■ REQUIREMENTS:
Exactly repeat the material, dropping every picture from the copy.

^^^^

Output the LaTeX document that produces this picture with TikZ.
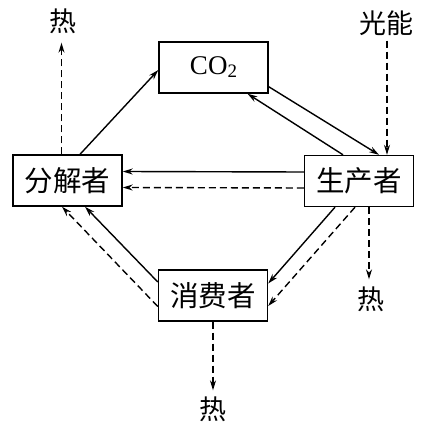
\documentclass[tikz,border=0pt]{standalone}
\usepackage{fontspec}
\usepackage{tikz}
\usetikzlibrary{arrows.meta,positioning}
\newfontfamily\cjk{Noto Sans CJK SC}
\newfontfamily\lat{Liberation Serif}

\begin{document}
\begin{tikzpicture}[x=1pt, y=-1pt, >={Stealth[length=10pt,width=6pt]},
    box/.style={draw, line width=1.4pt, minimum width=109pt, minimum height=51pt,
                inner sep=0pt, font=\cjk\fontsize{28.5}{32}\selectfont},
    lbl/.style={inner sep=0pt, font=\cjk\fontsize{27}{30}\selectfont},
    flow/.style={->, line width=1.4pt},
    heatflow/.style={->, line width=1.4pt, dash pattern=on 7pt off 4pt}]
  \useasboundingbox (0,0) rectangle (448,433);
  % boxes
  \node[box] (co2) at (213.5,67.5) {\lat\fontsize{27}{30}\selectfont CO\raisebox{-3pt}{\fontsize{19}{20}\selectfont 2}};
  \node[box] (fj) at (67.5,180.5) {分解者};
  \node[box] (sc) at (359,181) {生产者};
  \node[box] (xf) at (213,295.5) {消费者};
  % free labels
  \node[lbl] (gn) at (386,23) {光能};
  \node[lbl] (h1) at (63,21) {热};
  \node[lbl] (h2) at (371,299) {热};
  \node[lbl] (h3) at (213,409) {热};
  % carbon cycle
  \draw[flow] ([xshift=12.5pt]fj.north) -- ([yshift=-2.5pt]co2.west);
  \draw[flow] ([yshift=7pt]co2.south east) -- ([xshift=20pt]sc.north);
  \draw[flow] ([xshift=-16pt]sc.north) -- ([xshift=34pt]co2.south);
  \draw[flow] ([yshift=9pt]sc.west) -- ([yshift=9pt]fj.east);
  \draw[flow] ([xshift=-24pt]sc.south) -- ([yshift=12pt]xf.east);
  \draw[flow] ([yshift=13.5pt]xf.west) -- ([xshift=17.5pt]fj.south);
  % energy flow
  \draw[heatflow] ([xshift=28pt,yshift=-5pt]sc.north |- gn.south) -- ([xshift=28pt]sc.north);
  \draw[heatflow] ([yshift=-7pt]sc.west) -- ([yshift=-7pt]fj.east);
  \draw[heatflow] ([xshift=-4pt]sc.south) -- ([yshift=-10.5pt]xf.east);
  \draw[heatflow] ([yshift=-11pt]xf.west) -- ([xshift=-5.5pt]fj.south);
  % heat losses
  \draw[heatflow] ([xshift=-6pt]fj.north) -- ([xshift=-1.5pt,yshift=-9pt]h1.south);
  \draw[heatflow] ([xshift=10pt]sc.south) -- ([xshift=-2pt,yshift=7pt]h2.north);
  \draw[heatflow] (xf.south) -- ([yshift=6pt]h3.north);
\end{tikzpicture}
\end{document}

^^^^

■ RESPONSE TO THE EXERCISE:
Output the LaTeX document that produces this picture with TikZ.
\documentclass[tikz,border=0pt]{standalone}
\usepackage{fontspec}
\usepackage{tikz}
\usetikzlibrary{arrows.meta,positioning}
\newfontfamily\cjk{Noto Sans CJK SC}
\newfontfamily\lat{Liberation Serif}

\begin{document}
\begin{tikzpicture}[x=1pt, y=-1pt, >={Stealth[length=10pt,width=6pt]},
    box/.style={draw, line width=1.4pt, minimum width=109pt, minimum height=51pt,
                inner sep=0pt, font=\cjk\fontsize{28.5}{32}\selectfont},
    lbl/.style={inner sep=0pt, font=\cjk\fontsize{27}{30}\selectfont},
    flow/.style={->, line width=1.4pt},
    heatflow/.style={->, line width=1.4pt, dash pattern=on 7pt off 4pt}]
  \useasboundingbox (0,0) rectangle (448,433);
  % boxes
  \node[box] (co2) at (213.5,67.5) {\lat\fontsize{27}{30}\selectfont CO\raisebox{-3pt}{\fontsize{19}{20}\selectfont 2}};
  \node[box] (fj) at (67.5,180.5) {分解者};
  \node[box] (sc) at (359,181) {生产者};
  \node[box] (xf) at (213,295.5) {消费者};
  % free labels
  \node[lbl] (gn) at (386,23) {光能};
  \node[lbl] (h1) at (63,21) {热};
  \node[lbl] (h2) at (371,299) {热};
  \node[lbl] (h3) at (213,409) {热};
  % carbon cycle
  \draw[flow] ([xshift=12.5pt]fj.north) -- ([yshift=-2.5pt]co2.west);
  \draw[flow] ([yshift=7pt]co2.south east) -- ([xshift=20pt]sc.north);
  \draw[flow] ([xshift=-16pt]sc.north) -- ([xshift=34pt]co2.south);
  \draw[flow] ([yshift=9pt]sc.west) -- ([yshift=9pt]fj.east);
  \draw[flow] ([xshift=-24pt]sc.south) -- ([yshift=12pt]xf.east);
  \draw[flow] ([yshift=13.5pt]xf.west) -- ([xshift=17.5pt]fj.south);
  % energy flow
  \draw[heatflow] ([xshift=28pt,yshift=-5pt]sc.north |- gn.south) -- ([xshift=28pt]sc.north);
  \draw[heatflow] ([yshift=-7pt]sc.west) -- ([yshift=-7pt]fj.east);
  \draw[heatflow] ([xshift=-4pt]sc.south) -- ([yshift=-10.5pt]xf.east);
  \draw[heatflow] ([yshift=-11pt]xf.west) -- ([xshift=-5.5pt]fj.south);
  % heat losses
  \draw[heatflow] ([xshift=-6pt]fj.north) -- ([xshift=-1.5pt,yshift=-9pt]h1.south);
  \draw[heatflow] ([xshift=10pt]sc.south) -- ([xshift=-2pt,yshift=7pt]h2.north);
  \draw[heatflow] (xf.south) -- ([yshift=6pt]h3.north);
\end{tikzpicture}
\end{document}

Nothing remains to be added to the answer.